Starting with the first line below, extract each line through the one that contains "width=171] (sync) at", inclusive, excluding pictures.

Materials provided »
•••

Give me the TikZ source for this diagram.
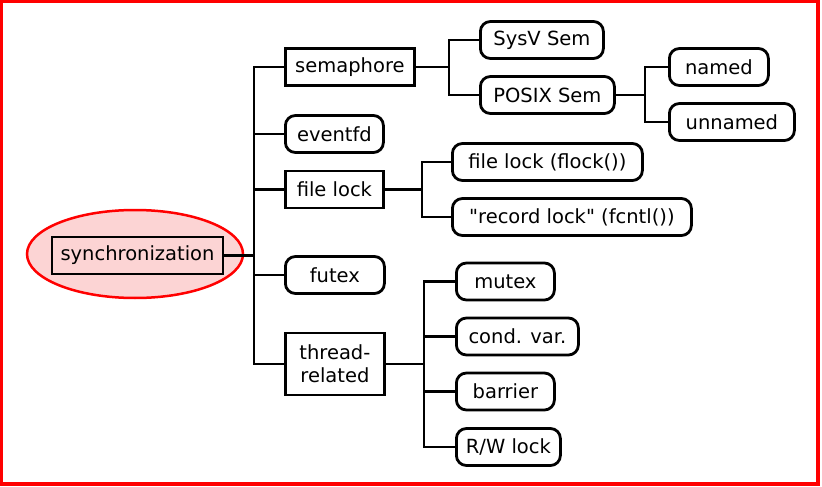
\documentclass[tikz,border=0pt]{standalone}
\usepackage{fontspec}
\setmainfont{DejaVu Sans}[Ligatures=TeXOff]
\usetikzlibrary{shapes.geometric}
\definecolor{blush}{RGB}{252,212,212}
\begin{document}
\begin{tikzpicture}[x=1pt,y=-1pt,
    catbox/.style={draw,line width=2.8pt,minimum height=37,inner sep=0pt,anchor=west,
      align=center,font=\fontsize{19.5}{23}\selectfont},
    leafbox/.style={catbox,rounded corners=10pt},
    link/.style={line width=2.8pt}]

\useasboundingbox (0,0) rectangle (822,487);
\draw[red,line width=3.5pt] (1.5,1.5) rectangle (818,484);

% Root
\node[ellipse,draw=red,line width=2.5pt,fill=blush,minimum width=216,minimum height=88] (halo) at (135,254) {};
\node[catbox,anchor=center,fill=blush,minimum width=171] (sync) at (137.5,255.5) {synchronization};

% Level 1
\node[catbox,minimum width=129] (sem) at (284,67) {semaphore};
\node[leafbox,minimum width=98] (efd) at (284,134) {eventfd};
\node[catbox,minimum width=98] (flk) at (284,189.5) {file lock};
\node[leafbox,minimum width=99] (futex) at (284,275) {futex};
\node[catbox,minimum width=99,minimum height=62] (thr) at (284,364) {thread-\\related};

% Level 2
\node[leafbox,minimum width=123] (sysv) at (479,40) {SysV Sem};
\node[leafbox,minimum width=134] (posix) at (479,95) {POSIX Sem};
\node[leafbox,minimum width=190] (flock) at (451,162) {file lock (flock())};
\node[leafbox,minimum width=239] (fcntl) at (451,217) {"record lock" (fcntl())};
\node[leafbox,minimum width=98] (mutex) at (455,281.5) {mutex};
\node[leafbox,minimum width=122] (cond) at (455,336.5) {cond. var.};
\node[leafbox,minimum width=98] (barr) at (455,391.5) {barrier};
\node[leafbox,minimum width=104] (rw) at (455,447) {R/W lock};

% Level 3
\node[leafbox,minimum width=99] (named) at (668,67) {named};
\node[leafbox,minimum width=125] (unnamed) at (668,122) {unnamed};

% Junctions
\coordinate (j0) at (254,255.5);
\coordinate (j1) at (449,67);
\coordinate (j2) at (645,95);
\coordinate (j3) at (422,189.5);
\coordinate (j4) at (424,364);

% Edges
\draw[link] (sync.east) -- (j0);
\foreach \n in {sem,efd,flk,futex,thr}
  \draw[link] (j0) |- (\n.west);
\draw[link] (sem.east) -- (j1);
\foreach \n in {sysv,posix}
  \draw[link] (j1) |- (\n.west);
\draw[link] (posix.east) -- (j2);
\foreach \n in {named,unnamed}
  \draw[link] (j2) |- (\n.west);
\draw[link] (flk.east) -- (j3);
\foreach \n in {flock,fcntl}
  \draw[link] (j3) |- (\n.west);
\draw[link] (thr.east) -- (j4);
\foreach \n in {mutex,cond,barr,rw}
  \draw[link] (j4) |- (\n.west);
\end{tikzpicture}
\end{document}
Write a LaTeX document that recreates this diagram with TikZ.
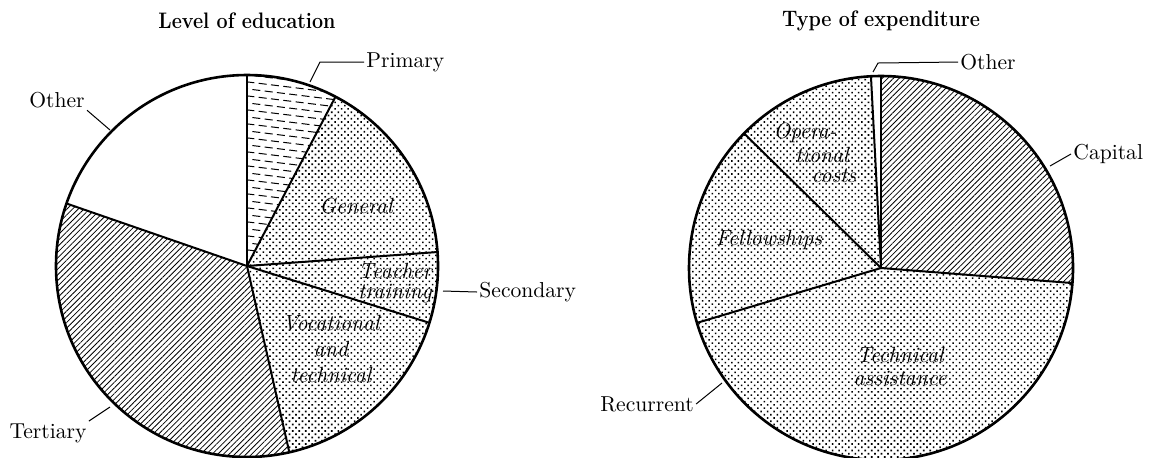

•••

Reply to the exercise »
Give me the TikZ source for this diagram.
\documentclass[tikz,border=0pt]{standalone}
\usepackage{fontspec}
\setmainfont{DejaVu Sans}[Ligatures=TeXOff]
\usetikzlibrary{shapes.geometric}
\definecolor{blush}{RGB}{252,212,212}
\begin{document}
\begin{tikzpicture}[x=1pt,y=-1pt,
    catbox/.style={draw,line width=2.8pt,minimum height=37,inner sep=0pt,anchor=west,
      align=center,font=\fontsize{19.5}{23}\selectfont},
    leafbox/.style={catbox,rounded corners=10pt},
    link/.style={line width=2.8pt}]

\useasboundingbox (0,0) rectangle (822,487);
\draw[red,line width=3.5pt] (1.5,1.5) rectangle (818,484);

% Root
\node[ellipse,draw=red,line width=2.5pt,fill=blush,minimum width=216,minimum height=88] (halo) at (135,254) {};
\node[catbox,anchor=center,fill=blush,minimum width=171] (sync) at (137.5,255.5) {synchronization};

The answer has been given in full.